Word Problems: A Reliable Translation

Word problems get simpler when you translate each sentence into the three numbers: original, new, and change.

Spot The Original In Words

• “Was” and “used to be” usually point to the original value.
• “Now” and “after” usually point to the new value.
• “Increased by” and “decreased by” may describe a percent, a raw amount, or both, so read the units.

Two Mini Problems

A store had 240 items in stock and now has 300. The change is 60 and the original is 240, so 60÷240×100 = 25% increase.

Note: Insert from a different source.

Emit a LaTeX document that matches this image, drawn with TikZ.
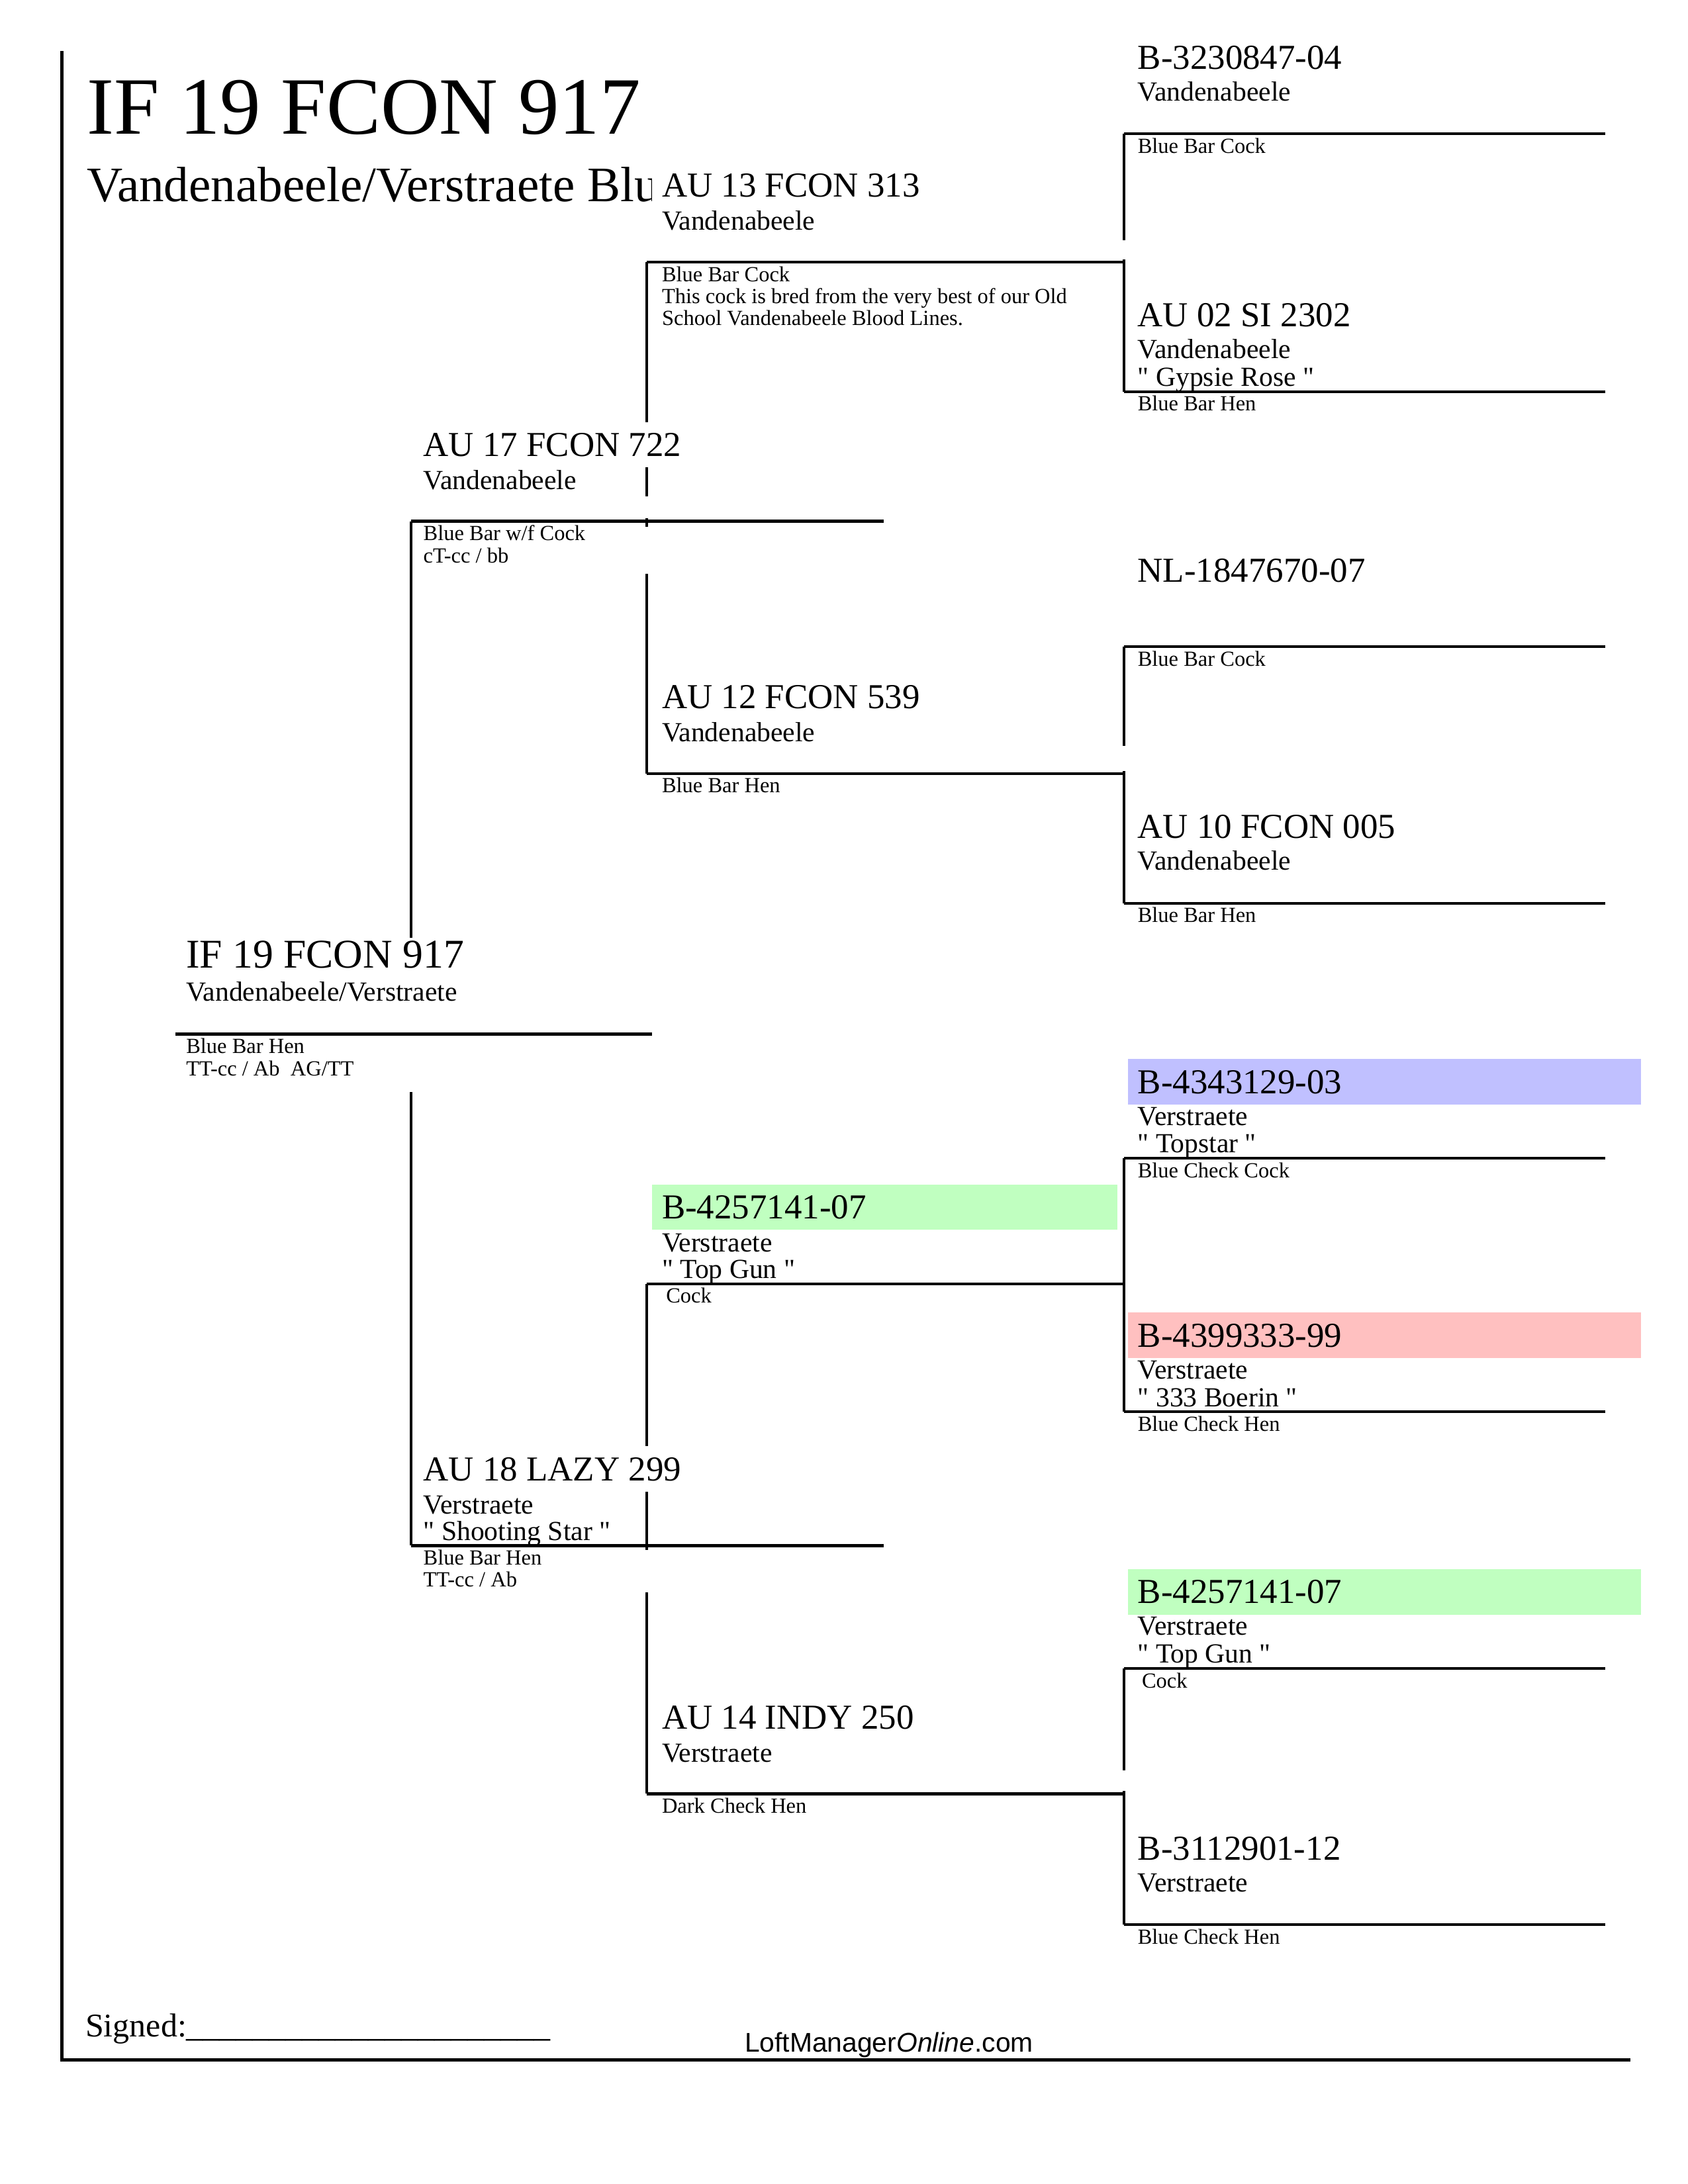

A tank held 50 liters and now holds 38 liters. The change is −12 and the original is 50, so −12÷50×100 = −24%. Report it as a 24% decrease.

Fast Mental Checks

• Benchmarks: 10% is one tenth, 25% is one quarter, 50% is one half.
• Direction: increase means new > original, decrease means new < original.

Percent Change With A Calculator Or Spreadsheet

Tools are fine, as long as you still feed them the right numbers.

Calculator Steps

Compute (New − Original) first, then divide by Original, then multiply by 100. Treat the % button as formatting, not magic.

Spreadsheet Formulas

In a spreadsheet, if A2 is the original and B2 is the new value, the percent change formula is:

(B2-A2)/A2

Then format the cell as a percent. That keeps the calculation clean and avoids double-multiplying by 100.

Practice Set With Answers

Try these without peeking. Then check your work.

1. A backpack price moves from $45 to $54. What percent increase is that?
2. A temperature reading falls from 75 to 66. What percent decrease is that?
3. A snack is $2.40 after a 20% discount. What was the original price?
4. A class average rises from 68 to 74. What percent increase is that?
5. A bill is $96 after an 8% tax was added. What was the pre-tax subtotal?

Answer List

• 1) (54−45)/45×100 = 20% increase
• 2) (66−75)/75×100 = 12% decrease
• 3) 2.40 ÷ 0.80 = $3.00
• 4) (74−68)/68×100 = 8.82% increase
• 5) 96 ÷ 1.08 = $88.89

One Last Checklist Before You Submit An Answer

• Did you put the starting value on the bottom?
• Did you compute new minus original for the change?
• Did you label increase or decrease based on the sign and the story?
• Did you round at the end, based on the class rule?